Continúo y amplifico —postrado por la enfermedad— artículos que he escrito, mudo, sobre el ruidero en que se ha convertido la Patria.
¿Habrá una relación proporcional entre el desarrollo intelectual y el silencio? De haberla, me temo que estamos en una etapa muy primate de la inteligencia. Vivimos en el perpetuo estrépito, en el mero mero reino del decibel asesino, la patria espeluznante que, como los gatos de López Velarde “erizan el ruido...”
La idea general en México es que la realidad se mide en decibeles. Que sólo la cantidad de ruido que generamos per cápita mide el significado de la vida. El resultado es una pandemia del estrépito, una especie del Covid del estruendo. Ya me he quejado de las motocicletas y las peseras, de los perros y de los cantantes que merodean por las plazas con la convicción de que sus bocinas tienen autoridad para arrasar con la libertad de expresión, sin derecho de réplica.
La gente que le asesta pandemonium a sus vecinos deriva placeres mistéricos. La iglesia fomenta el empleo de los cohetones como terrorismo urbano, pero sacramentado. Las explosiones no en Gaza o en Tel Aviv sino en el amor a San Tinitus.
Las autoridades permiten a los motociclistas retacar al pavimento de estridencia, recetándole al pueblo su dosis de insomnio. Para pasar su examen de conducir, los choferes de las peseras lanzan las siete sílabas de la mentada de madre con sus mofles móviles, transformantes y regenerados. Los traficantes de refrigeradores muertos o, en su defecto, de tamales oaxaqueños, tienen derecho a secuestrarle a usted los tímpanos cinco minutos tres veces al día.
Los choferes de los coches educan a sus hijos, cuando los llevan a la escuela a estudiar civismo, en el arte de usar el cláxon para la mentada de madre andantino, la mentada de madre adagio y la mentada de madre maestoso. Luego, al regresar al hogar, durante un minuto procederá a sonar el cláxon —siempre fortísimo—, hasta que su medio millar de decibeles ordene a “la criada” (como se dice no sin humor negro) correr a abrirle la cochera como el caballo abrió Troya.

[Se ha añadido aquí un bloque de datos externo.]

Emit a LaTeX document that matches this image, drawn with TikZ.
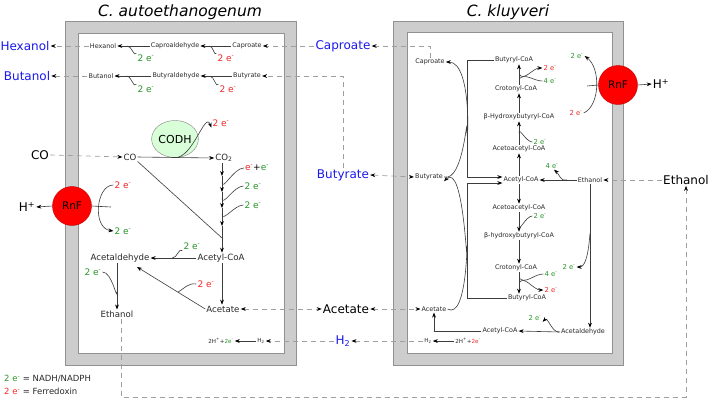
\documentclass[tikz,border=0pt]{standalone}
\usepackage{fontspec}
\setmainfont{DejaVu Sans}
\usetikzlibrary{arrows.meta,calc,shapes.geometric}
\definecolor{eg}{RGB}{40,150,40}
\definecolor{er}{RGB}{240,40,40}
\definecolor{eb}{RGB}{25,25,235}
\definecolor{dk}{RGB}{40,40,40}
\definecolor{lncol}{RGB}{60,60,60}
\definecolor{boxgray}{RGB}{205,205,205}
\definecolor{boxedge}{RGB}{145,145,145}
\newcommand{\el}{2 e\textsuperscript{-}}
\begin{document}
\begin{tikzpicture}[x=1pt,y=-1pt,
  >={Stealth[length=5pt,width=3.8pt,color=black]},
  sm/.style={font=\fontsize{6.4}{7}\selectfont, text=dk, inner sep=1pt},
  md/.style={font=\fontsize{8.6}{10}\selectfont, text=dk, inner sep=1pt},
  lg/.style={font=\fontsize{12}{14}\selectfont, inner sep=1pt},
  tn/.style={font=\fontsize{5.6}{6}\selectfont, text=dk, inner sep=1pt},
  ttl/.style={font=\fontsize{15.5}{18}\selectfont\itshape, inner sep=0pt},
  elg/.style={font=\fontsize{9}{10}\selectfont, text=eg, inner sep=1pt},
  elr/.style={font=\fontsize{9}{10}\selectfont, text=er, inner sep=1pt},
  rlg/.style={font=\fontsize{6.8}{8}\selectfont, text=eg, inner sep=1pt},
  rlr/.style={font=\fontsize{6.8}{8}\selectfont, text=er, inner sep=1pt},
  leg/.style={font=\fontsize{8.5}{10}\selectfont, text=dk, inner sep=0pt},
  conn/.style={draw=lncol, line width=0.6pt},
  dsh/.style={draw=gray!75, line width=0.7pt, dash pattern=on 5pt off 4pt},
  darr/.style={dsh, ->},
  dbarr/.style={dsh, <->},
  rnf/.style={circle, fill=red, draw=red!75!black, minimum size=39pt, inner sep=0pt, font=\fontsize{10.5}{12}\selectfont},
  codh/.style={ellipse, fill=green!15, draw=gray, minimum width=44pt, minimum height=37pt, inner sep=0pt, font=\fontsize{11}{12}\selectfont}
]
\useasboundingbox (0,0) rectangle (709,400);

% cells
\filldraw[fill=boxgray, draw=boxedge] (65,21) rectangle (296,365);
\filldraw[fill=white, draw=boxedge] (78,33) rectangle (284,353);
\filldraw[fill=boxgray, draw=boxedge] (393,21) rectangle (623,365);
\filldraw[fill=white, draw=boxedge] (407,32) rectangle (612,353);

% titles
\node[ttl] (t1) at (180,12) {C. autoethanogenum};
\node[ttl] (t2) at (508,12) {C. kluyveri};

% outside labels
\node[lg, text=eb] (Hex) at (25,46) {Hexanol};
\node[lg, text=eb] (But) at (27,76) {Butanol};
\node[lg, text=eb] (Cap) at (343,46) {Caproate};
\node[lg, text=eb] (Buty) at (343,175) {Butyrate};
\node[lg] (COb) at (40,155) {CO};
\node[lg] (Acb) at (346,309) {Acetate};
\node[lg, text=eb] (H2) at (343,341) {H\textsubscript{2}};
\node[lg] (Eth) at (686,180) {Ethanol};
\node[lg] (Hl) at (27,207) {H\textsuperscript{+}};
\node[lg] (Hr) at (661,84) {H\textsuperscript{+}};

% ---------- left cell ----------
\node[sm] (lhex) at (103,46) {Hexanol};
\node[sm] (lcapal) at (175,46) {Caproaldehyde};
\node[sm] (lcap) at (247,46) {Caproate};
\node[sm] (lbut) at (101,76) {Butanol};
\node[sm] (lbutal) at (176,76) {Butyraldehyde};
\node[sm] (lbutr) at (247,76) {Butyrate};
\node[elg] (e1) at (146,58) {\el};
\node[elr] (e2) at (226,58) {\el};
\node[elg] (e3) at (146,89) {\el};
\node[elr] (e4) at (228,89) {\el};

\draw[conn,->] (lcap.west) -- (lcapal.east);
\draw[conn,->] (lcapal.west) -- (lhex.east);
\draw[conn,->] (lbutr.west) -- (lbutal.east);
\draw[conn,->] (lbutal.west) -- (lbut.east);
\draw[conn] (e2.north west) to[out=-125,in=0] ($(lcapal.east)+(9,0)$);
\draw[conn] (e1.north west) to[out=-125,in=0] ($(lhex.east)+(10,0)$);
\draw[conn] (e4.north west) to[out=-125,in=0] ($(lbutal.east)+(9,0)$);
\draw[conn] (e3.north west) to[out=-125,in=0] ($(lbut.east)+(12,0)$);

\node[codh] (codh) at (175,139) {CODH};
\node[md] (co) at (130,157) {CO};
\node[md] (co2) at (224,158) {CO\textsubscript{2}};
\node[elr] (e5) at (221,123) {\el};
\draw[conn,->] (co.east) -- (co2.west);
\draw[conn,->] (codh.south) to[out=0,in=110] (e5.south west);

\node[md] (acoa) at (221,258) {Acetyl-CoA};
\node[md] (ald) at (120,258) {Acetaldehyde};
\node[md] (eth) at (117,314) {Ethanol};
\node[md] (ac) at (223,309) {Acetate};

\coordinate (vx) at (222,0);
\coordinate (p1) at (222,176);
\coordinate (p2) at (222,192);
\coordinate (p3) at (222,208);
\coordinate (p4) at (222,226);
\draw[conn,->] (co2.south -| vx) -- (p1);
\draw[conn,->] (p1) -- (p2);
\draw[conn,->] (p2) -- (p3);
\draw[conn,->] (p3) -- (p4);
\draw[conn,->] (p4) -- (acoa.north -| vx);
\node[font=\fontsize{9}{10}\selectfont, inner sep=1pt] (e6) at (257,168) {\textcolor{er}{e\textsuperscript{-}}+\textcolor{eg}{e\textsuperscript{-}}};
\node[elg] (e7) at (253,186) {\el};
\node[elg] (e8) at (253,205) {\el};
\draw[conn] (e6.west) to[out=180,in=-90] (222,182);
\draw[conn] (e7.west) to[out=180,in=-90] (222,198);
\draw[conn] (e8.west) to[out=180,in=-90] (222,214);
\draw[conn] (co.south east) -- (222,238);

\node[elg] (e9) at (192,246) {\el};
\draw[conn,->] (acoa.west) -- (ald.east);
\draw[conn] (e9.south west) to[out=135,in=0] ($(acoa.west)+(-24,0)$);
\draw[conn,->] (acoa.south -| vx) -- (ac.north -| vx);

\coordinate (aldin) at (137,267);
\draw[conn,->] (ac.west) -- (aldin);
\node[elr] (e10) at (206,284) {\el};
\draw[conn] (e10.west) to[out=170,in=32] ($(ac.west)!0.4!(aldin)$);

\node[elg] (e11) at (93,272) {\el};
\draw[conn,->] (ald.south -| eth.north) -- (eth.north);
\draw[conn] (e11.east) to[out=0,in=-90] (117,292);

\node[tn] (h2l) at (261,341) {H\textsubscript{2}};
\node[tn] (hpl) at (221,341) {2H\textsuperscript{+}+\textcolor{eg}{2e}\textsuperscript{-}};
\draw[conn,->] (h2l.west) -- (hpl.east);

% left RnF
\node[rnf] (rnfl) at (72,206) {RnF};
\coordinate (rlend) at (111,207);
\draw[conn,->] (rnfl.west) -- (Hl.east);
\draw[conn] (rnfl.east) -- (rlend);
\node[elr] (e12) at (123,185) {\el};
\node[elg] (e13) at (123,231) {\el};
\draw[conn,->] (e12.west) .. controls (96,185) and (92,228) .. (e13.west);

% legend
\node[leg, anchor=west] (lg1) at (4,379) {\textcolor{eg}{\el} = NADH/NADPH};
\node[leg, anchor=west] (lg2) at (4,391) {\textcolor{er}{\el} = Ferredoxin};

% ---------- right cell ----------
\node[sm] (rcap) at (430,62) {Caproate};
\node[sm] (rbut) at (429,177) {Butyrate};
\node[sm] (rac) at (434,309) {Acetate};
\node[tn] (rh2) at (428,341) {H\textsubscript{2}};
\node[tn] (rhp) at (468,341) {2H\textsuperscript{+}+\textcolor{er}{2e}\textsuperscript{-}};
\node[sm] (bc1) at (514,60) {Butyryl-CoA};
\node[sm] (cc1) at (516,89) {Crotonyl-CoA};
\node[sm] (hb1) at (519,117) {β-Hydroxybutyryl-CoA};
\node[sm] (aa1) at (519,149) {Acetoacetyl-CoA};
\node[sm] (acr) at (521,180) {Acetyl-CoA};
\node[sm] (aa2) at (519,208) {Acetoacetyl-CoA};
\node[sm] (hb2) at (519,236) {β-hydroxybutyryl-CoA};
\node[sm] (cc2) at (516,268) {Crotonyl-CoA};
\node[sm] (bc2) at (527,298) {Butyryl-CoA};
\node[sm] (reth) at (590,180) {Ethanol};
\node[sm] (rald) at (583,332) {Acetaldehyde};
\node[sm] (racoa) at (500,331) {Acetyl-CoA};

\coordinate (cx) at (519,0);
\draw[conn,->] (acr.north -| cx) -- (aa1.south -| cx);
\draw[conn,->] (aa1.north -| cx) -- (hb1.south -| cx);
\draw[conn,->] (hb1.north -| cx) -- (cc1.south -| cx);
\draw[conn,->] (cc1.north -| cx) -- (bc1.south -| cx);
\draw[conn,->] (acr.south -| cx) -- (aa2.north -| cx);
\draw[conn,->] (aa2.south -| cx) -- (hb2.north -| cx);
\draw[conn,->] (hb2.south -| cx) -- (cc2.north -| cx);
\draw[conn,->] (cc2.south -| cx) -- (bc2.north -| cx);

\node[rlr] (r1) at (550,68) {\el};
\node[rlg] (g1) at (550,81) {4 e\textsuperscript{-}};
\draw[conn] (g1.west) to[out=180,in=45] (519,79);
\draw[conn,->] (519,74) to[out=-60,in=180] (r1.west);
\node[rlg] (g2) at (540,142) {\el};
\draw[conn] (g2.west) to[out=180,in=90] (519,133);
\node[rlg] (g3) at (552,166) {4 e\textsuperscript{-}};
\node[rlg] (g4) at (540,216) {\el};
\draw[conn] (g4.west) to[out=180,in=-90] (519,226);
\node[rlg] (g5) at (551,274) {4 e\textsuperscript{-}};
\node[rlr] (r5) at (551,290) {\el};
\draw[conn] (g5.west) to[out=180,in=-45] (519,278);
\draw[conn,->] (519,283) to[out=60,in=180] (r5.west);

\draw[conn,->] (reth.west) -- (acr.east);
\draw[conn,->] (567,180) to[out=-160,in=-40] ($(g3.south)+(2,0)$);

\draw[conn,->] (reth.south) -- (reth.south |- rald.north);
\node[rlg] (g6) at (569,267) {\el};
\draw[conn,->] (590,236) to[out=90,in=0] (g6.east);

\draw[conn,->] (rald.west) -- (racoa.east);
\node[rlg] (g7) at (535,318) {\el};
\draw[conn,->] ($(rald.west)+(-1,0)$) to[out=180,in=45] (g7.south east);
\draw[conn,->] (racoa.west) -| (rac.south);
\draw[conn,->] (rhp.west) -- (rh2.east);

% brackets to Acetyl-CoA
\draw[conn,->] (bc1.west) -| ($(acr.west)+(-35,-3)$) -- ($(acr.west)+(0,-3)$);
\draw[conn,->] (bc2.west) -| ($(acr.west)+(-35,3)$) -- ($(acr.west)+(0,3)$);

% curves
\draw[conn,->] (rbut.east) to[out=-15,in=90] (467,130) to[out=-90,in=0] (rcap.east);
\draw[conn,->] (rac.east) to[out=-30,in=90] (467,250) to[out=-90,in=45] (rbut.south east);

% right RnF
\node[rnf] (rnfr) at (618,85) {RnF};
\coordinate (rrend) at (587,86);
\draw[conn,->] (rnfr.east) -- (Hr.west);
\draw[conn] (rnfr.west) -- (rrend);
\node[rlr] (r8) at (576,113) {\el};
\node[rlg] (g8) at (577,56) {\el};
\draw[conn,->] (r8.east) .. controls (600,106) and (601,68) .. (g8.east);

% ---------- dashed exchanges ----------
\draw[darr] (lhex.west) -- (Hex.east);
\draw[darr] (lbut.west) -- (But.east);
\draw[darr] (Cap.west) -- (lcap.east);
\draw[darr] (rcap.north) |- (Cap.east);
\draw[darr] (Buty.north) |- (lbutr.east);
\draw[dbarr] (Buty.east) -- (rbut.west);
\draw[darr] (COb.east) -- (co.west);
\draw[dbarr] (ac.east) -- (Acb.west);
\draw[dbarr] (Acb.east) -- (rac.west);
\draw[darr] (H2.west) -- (h2l.east);
\draw[darr] (rh2.west) -- (H2.east);
\draw[darr] (Eth.west) -- (reth.east);
\coordinate (bcorner) at (686,397);
\draw[darr] ($(eth.south)+(4,0)$) |- (bcorner) -- (Eth.south);
\end{tikzpicture}
\end{document}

Ya me referí a los restauranteros y su misteriosa convicción de que un aguacate multiplica su sabor si viene envuelto de señorita que aúlla su amor tormentoso, o de galán ardiente que fue reciprocado. ¿Creerán que la digestión mejora si las tripas se zangolotean con los golpazos de un subwoofer?
Otra adición a la bullanga: la gente que organiza en los restaurantes concursos de “Miren qué fuerte me río”. El tipo que berrea su ingenioso comentario, sus amigos que lo festejan a carcajadotas y la imprescindible dama que exhibe sus amígdalas disparando una metralleta de JAJAJAs mientras zangolotea el silicón, para que se note cuán desinhibida es.
¿Algún candidato ha propuesto en su programa de gobierno que, de ser favorecido por el voto popular, le bajará el volumen a la patria? No. Alguien que propusiera juntar bocinas y hacer en el zócalo una pira majestuosa. Que mandara castrarle los mofles a las peseras. Que atrapara Acamotos y los enviara a un Torito a escuchar 24 horas de bebés llorando. Que les confiscara la pólvora a los curas y sus coheteros. Pero no. Antes al contrario, su líder NOXXÑA (cuyo nombre se opaca para precaver censura) grita desde la presidencia del Senado ¡NADA NADA NADA! enfatizando cada voz con karatazos.
Recuerdo “Luvina”, el gran cuento de Juan Rulfo en el que una mujer asustada pregunta ¿qué es “el ruido ese”? y alguien le contesta: “es el silencio”.